Coming from this background, I just expected they would know the basics of life, and what they didn’t know they would figure out. I was wrong. It was confusing and frustrating. until we realized something extraordinary: they actually didn’t know what to do. Laziness was not the problem. Lack of motivation wasn’t the problem. They were completely overwhelmed by adult life, because they hadn’t learned many of the skills, I had taken for granted. We needed a different approach.
These young men had not had the benefit of a large community helping to teach them about life. The adults in their lives were legitimately too busy, and the extended family support, the default environment in my life, was not there. What they needed was an environment where they could have permission to experiment and fail, where they could learn, and where they would be pushed towards their best selves in a loving gracious way. Rather than punish or lecture, we decided to intentionally teach and mentor them in important areas of life:
· Money management
· How to live with others
· Conflict management
· Household skills: bill paying, cleaning, cooking
· Life Coaching
· Service to the community
· Problem Solving
· Disciple making
· Accountability
Seven months into this experiment our residents are learning to ask the questions, ‘What is God showing me?’ and, ‘What am I going to do about it?’ They have grown, identified their individual hurdles and foibles, found employment, faced disappointments, had conflicts, and have talked through difficult choices. They have learned that they are not alone. There is a community of people who cares about them and their development, not because of what they can do for us, but because we recognize they are not someday adults, but children of God, just like us. It hasn’t all been perfect. One of our residents after personal struggle, decided a few months in, that this wasn’t for him and moved out. Obviously, we were disappointed, but, quickly decided, if we aren’t reaching out to young men, who could possibly “fail” then we weren’t really doing the ministry of Jesus Christ. As word has gotten out, we are having more and more young men interested in being a part of this ministry. It seems to have struck a chord.

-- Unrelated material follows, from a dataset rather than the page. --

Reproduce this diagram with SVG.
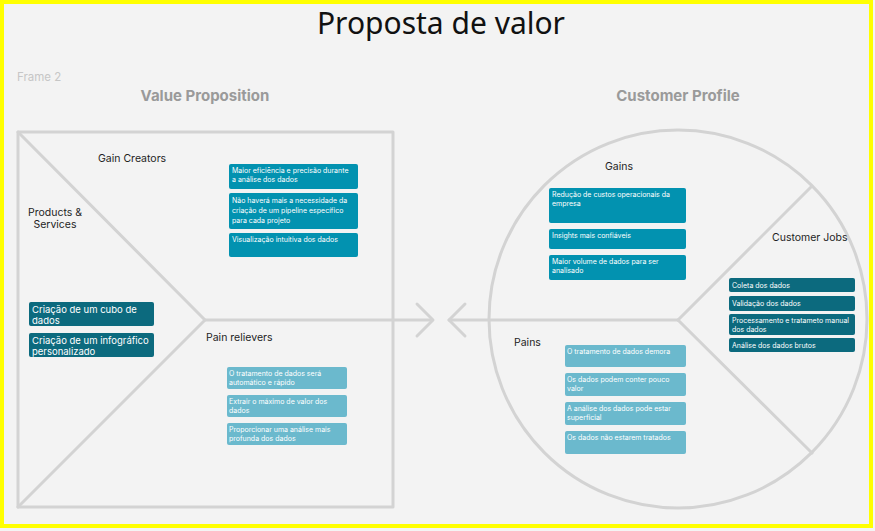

I will end the way I started, with a quick story. There are two toilets in the house, one in a traditional bathroom, and the other awkwardly stuck in a mud room. Not in a stall, just sitting out on against the wall. It’s odd. The guys think it is hilarious. This toilet broke. During one of our meetings I was reminded that it wasn’t working. When they tried to flush, the handle just turned without doing anything. It’s an easy fix. I began to say I would show them how to fix it, when one of the residents stopped me and said, “Can you wait. I think I know how to fix it, and want to give it a try first.” That is our ministry in a nutshell: to move these young men from passive observers in life and faith to active participants, by walking with them, encouraging them, and giving them a place where they can take initiative, knowing they don’t have to go it alone, because there is an entire community behind them; to move them from, “Jim, we have a problem,” to “I think I know how to fix that, and I want to try it first.”